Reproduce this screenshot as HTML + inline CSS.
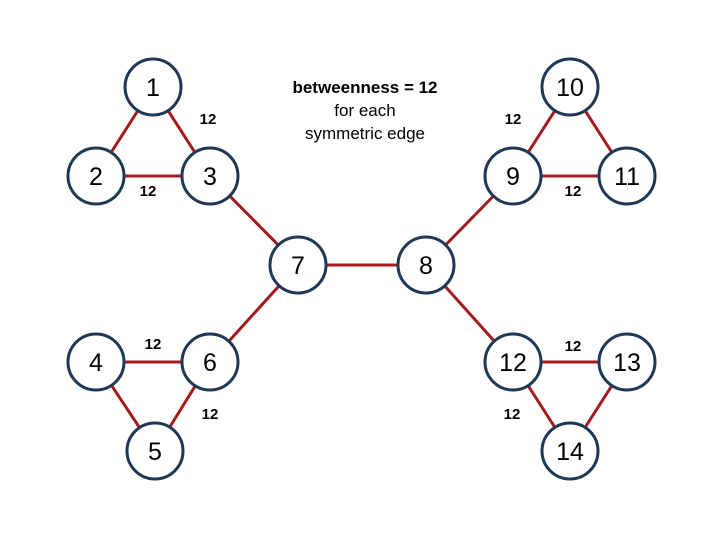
<!DOCTYPE html>
<html><head><style>body{margin:0;background:#fff}</style></head><body>
<svg width="720" height="540" xmlns="http://www.w3.org/2000/svg" font-family="Liberation Sans, sans-serif">
<g stroke="#a31a1f" stroke-width="3">
<line x1="153" y1="87" x2="96" y2="176"/><line x1="153" y1="87" x2="210" y2="176"/><line x1="96" y1="176" x2="210" y2="176"/>
<line x1="210" y1="176" x2="298" y2="265"/><line x1="298" y1="265" x2="426" y2="265"/><line x1="426" y1="265" x2="513" y2="176"/>
<line x1="570" y1="87" x2="513" y2="176"/><line x1="570" y1="87" x2="627" y2="176"/><line x1="513" y1="176" x2="627" y2="176"/>
<line x1="298" y1="265" x2="210" y2="362"/><line x1="96" y1="362" x2="210" y2="362"/><line x1="96" y1="362" x2="155" y2="451"/><line x1="210" y1="362" x2="155" y2="451"/>
<line x1="426" y1="265" x2="513" y2="362"/><line x1="513" y1="362" x2="627" y2="362"/><line x1="513" y1="362" x2="570" y2="451"/><line x1="627" y1="362" x2="570" y2="451"/>
</g>
<g fill="#fff" stroke="#1f3856" stroke-width="3">
<circle cx="153" cy="87" r="28"/><circle cx="96" cy="176" r="28"/><circle cx="210" cy="176" r="28"/>
<circle cx="298" cy="265" r="28"/><circle cx="426" cy="265" r="28"/><circle cx="513" cy="176" r="28"/>
<circle cx="570" cy="87" r="28"/><circle cx="627" cy="176" r="28"/>
<circle cx="96" cy="362" r="28"/><circle cx="210" cy="362" r="28"/><circle cx="155" cy="451" r="28"/>
<circle cx="513" cy="362" r="28"/><circle cx="627" cy="362" r="28"/><circle cx="570" cy="451" r="28"/>
</g>
<g font-size="25" text-anchor="middle" fill="#000">
<text x="153" y="96">1</text><text x="96" y="185">2</text><text x="210" y="185">3</text>
<text x="298" y="274">7</text><text x="426" y="274">8</text><text x="513" y="185">9</text>
<text x="570" y="96">10</text><text x="627" y="185">11</text>
<text x="96" y="371">4</text><text x="210" y="371">6</text><text x="155" y="460">5</text>
<text x="513" y="371">12</text><text x="627" y="371">13</text><text x="570" y="460">14</text>
</g>
<g font-size="15" font-weight="bold" text-anchor="middle">
<text x="208" y="124">12</text><text x="148" y="196">12</text><text x="153" y="349">12</text><text x="210" y="419">12</text>
<text x="513" y="124">12</text><text x="573" y="196">12</text><text x="573" y="351">12</text><text x="512" y="419">12</text>
</g>
<g font-size="17" text-anchor="middle">
<text x="365" y="93" font-weight="bold">betweenness = 12</text>
<text x="365" y="116">for each</text>
<text x="365" y="139">symmetric edge</text>
</g>
</svg>
</body></html>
○ ○ ○ ○ ○
▶ _STATED TASK_
Reproduce the full material exactly, excluding the pictures.

▶ _RIGHT ANSWER_
Reproduce this screenshot as HTML + inline CSS.
<!DOCTYPE html>
<html><head><style>body{margin:0;background:#fff}</style></head><body>
<svg width="720" height="540" xmlns="http://www.w3.org/2000/svg" font-family="Liberation Sans, sans-serif">
<g stroke="#a31a1f" stroke-width="3">
<line x1="153" y1="87" x2="96" y2="176"/><line x1="153" y1="87" x2="210" y2="176"/><line x1="96" y1="176" x2="210" y2="176"/>
<line x1="210" y1="176" x2="298" y2="265"/><line x1="298" y1="265" x2="426" y2="265"/><line x1="426" y1="265" x2="513" y2="176"/>
<line x1="570" y1="87" x2="513" y2="176"/><line x1="570" y1="87" x2="627" y2="176"/><line x1="513" y1="176" x2="627" y2="176"/>
<line x1="298" y1="265" x2="210" y2="362"/><line x1="96" y1="362" x2="210" y2="362"/><line x1="96" y1="362" x2="155" y2="451"/><line x1="210" y1="362" x2="155" y2="451"/>
<line x1="426" y1="265" x2="513" y2="362"/><line x1="513" y1="362" x2="627" y2="362"/><line x1="513" y1="362" x2="570" y2="451"/><line x1="627" y1="362" x2="570" y2="451"/>
</g>
<g fill="#fff" stroke="#1f3856" stroke-width="3">
<circle cx="153" cy="87" r="28"/><circle cx="96" cy="176" r="28"/><circle cx="210" cy="176" r="28"/>
<circle cx="298" cy="265" r="28"/><circle cx="426" cy="265" r="28"/><circle cx="513" cy="176" r="28"/>
<circle cx="570" cy="87" r="28"/><circle cx="627" cy="176" r="28"/>
<circle cx="96" cy="362" r="28"/><circle cx="210" cy="362" r="28"/><circle cx="155" cy="451" r="28"/>
<circle cx="513" cy="362" r="28"/><circle cx="627" cy="362" r="28"/><circle cx="570" cy="451" r="28"/>
</g>
<g font-size="25" text-anchor="middle" fill="#000">
<text x="153" y="96">1</text><text x="96" y="185">2</text><text x="210" y="185">3</text>
<text x="298" y="274">7</text><text x="426" y="274">8</text><text x="513" y="185">9</text>
<text x="570" y="96">10</text><text x="627" y="185">11</text>
<text x="96" y="371">4</text><text x="210" y="371">6</text><text x="155" y="460">5</text>
<text x="513" y="371">12</text><text x="627" y="371">13</text><text x="570" y="460">14</text>
</g>
<g font-size="15" font-weight="bold" text-anchor="middle">
<text x="208" y="124">12</text><text x="148" y="196">12</text><text x="153" y="349">12</text><text x="210" y="419">12</text>
<text x="513" y="124">12</text><text x="573" y="196">12</text><text x="573" y="351">12</text><text x="512" y="419">12</text>
</g>
<g font-size="17" text-anchor="middle">
<text x="365" y="93" font-weight="bold">betweenness = 12</text>
<text x="365" y="116">for each</text>
<text x="365" y="139">symmetric edge</text>
</g>
</svg>
</body></html>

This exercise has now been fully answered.